What is the correct way to do device memory manipulation using this library?
l3utterfly opened this issue · comments
I am trying to accomplish the following: append two arrays on device memory.
Normally, the following steps achieves this:
- Allocate a new block of memory with
size = array1 + array2
- Copy all memory from
array1
->newArray
- Copy all memory from
array2
->newArray
starting at dst memory location*newArray + sizeof(array1[0]) * len(array1)
I'm try to achieve the same with this.
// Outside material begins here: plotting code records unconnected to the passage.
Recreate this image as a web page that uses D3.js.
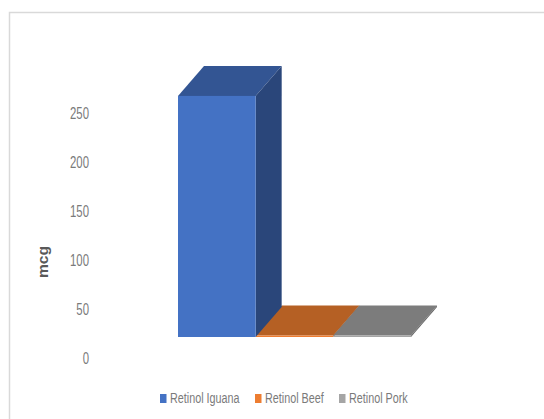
<!DOCTYPE html>
<html><head><meta charset="utf-8">
<script src="https://cdnjs.cloudflare.com/ajax/libs/d3/7.8.5/d3.min.js"></script>
<style>html,body{margin:0;padding:0;background:#fff}svg{display:block}
text{font-family:"Liberation Sans",sans-serif}</style></head>
<body><svg id="c" width="544" height="419"></svg>
<script>
const categories=["Retinol Iguana","Retinol Beef","Retinol Pork"];
const values=[246,1.5,1.5];
const tickValues=[0,50,100,150,200,250];
const frontColors=["#4472C4","#ED7D31","#A5A5A5"];
const topColors=["#335593","#B56024","#7C7C7C"];
const sideColors=["#2A467A","#8F4C1D","#636363"];
const legendX=[160,255,339];
const svg=d3.select("#c");
svg.append("path").attr("d","M544,12.5H9.5V419").attr("fill","none").attr("stroke","#d9d9d9").attr("stroke-width",1.5);
const x=d3.scaleBand().domain(categories).range([178,411]);
const y=d3.scaleLinear().domain([0,250]).range([337,92]);
const axisY=d3.scaleLinear().domain([0,250]).range([358,113]);
const dx=26,dy=-30;
const line=d3.line();
function squeeze(sel,k){sel.each(function(){this.setAttribute("textLength",this.getComputedTextLength()*k);this.setAttribute("lengthAdjust","spacingAndGlyphs");});}
const bars=svg.append("g").selectAll("g").data(categories.map((c,i)=>({c,i,v:values[i]}))).join("g");
bars.append("path").attr("fill",d=>topColors[d.i]).attr("d",d=>{const a=x(d.c),b=a+x.bandwidth(),t=y(d.v);
  return line([[a,t],[b,t],[b+dx,t+dy],[a+dx,t+dy]])+"Z";});
bars.append("path").attr("fill",d=>sideColors[d.i]).attr("d",d=>{const b=x(d.c)+x.bandwidth(),t=y(d.v),z=y(0);
  return line([[b,t],[b+dx,t+dy],[b+dx,z+dy],[b,z]])+"Z";});
bars.append("rect").attr("fill",d=>frontColors[d.i]).attr("x",d=>x(d.c)).attr("width",x.bandwidth())
  .attr("y",d=>y(d.v)).attr("height",d=>y(0)-y(d.v));
bars.filter(d=>d.i===0).raise();
const ax=svg.append("g").attr("transform","translate(89,0)")
  .call(d3.axisLeft(axisY).tickValues(tickValues).tickSize(0).tickPadding(0));
ax.select(".domain").remove();
ax.selectAll("text").attr("fill","#7a7a7a").style("font-size","16px").style("font-family",'"Liberation Sans",sans-serif').call(squeeze,0.71);
svg.append("text").text("mcg").attr("transform","translate(48,262) rotate(-90)").attr("text-anchor","middle")
  .attr("fill","#595959").style("font-size","14.5px").style("font-weight","bold").call(squeeze,1.08);
const lg=svg.append("g").selectAll("g").data(categories).join("g").attr("transform",(d,i)=>`translate(${legendX[i]},0)`);
lg.append("rect").attr("y",394).attr("width",6.5).attr("height",9).attr("fill",(d,i)=>frontColors[i]);
lg.append("text").text(d=>d).attr("x",10).attr("y",403).attr("fill","#7a7a7a").style("font-size","15.5px").call(squeeze,0.695);
</script></body></html>
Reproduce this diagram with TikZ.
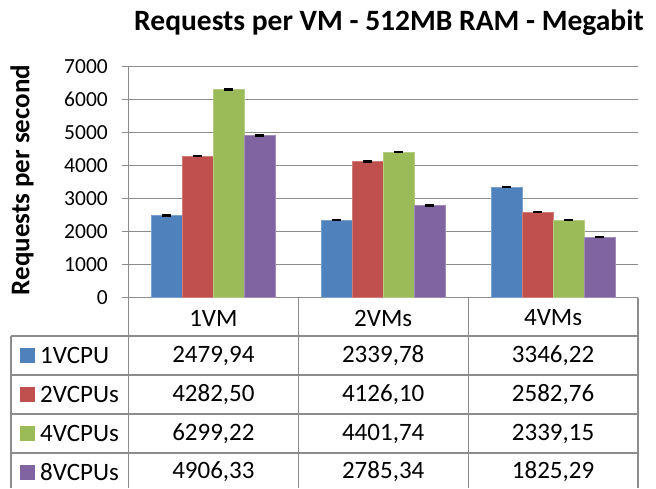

I've gotten this far:
let raw_dev_ptr1 = cuda_slice1.leak()
let raw_dev_ptr2 = cuda_slice2.leak()
let new_cuda_slice = dev.alloc(total_size)
This allows me to obtain the raw pointer locations to my data on device.
I'm looking into the function cudarc::driver::result::memcpy_dtod_async
, it seems to be what I need. But I have trouble getting the Stream
reference.
I see the CudaDevice
has a private stream
field, which seems to be what I need. But it's private.
What is the correct way to access the stream
using this library?
You can use CudaDevice::dtod_copy for this, combined with CudaSlice::slice_mut:
let a = dev.alloc_zeros::<f32>(5);
let b = dev.alloc_zeros::<f32>(5);
let mut c = dev.alloc_zeros::<f32>(10);
dev.dtod_copy(&a, &mut c.slice_mut(0..5));
dev.dtod_copy(&b, &mut c.slice_mut(5..10));
As far as accessing stream, this isn't possible now, but definitely open to making the field public. Need to think more about mixing safe/result APIs. In general all the methods from result have a safe counterpart, so you should be able to use safe api for everything.
Will close this for now, but if you want to add this to examples/02-copy.rs
, that'd probably be useful for future!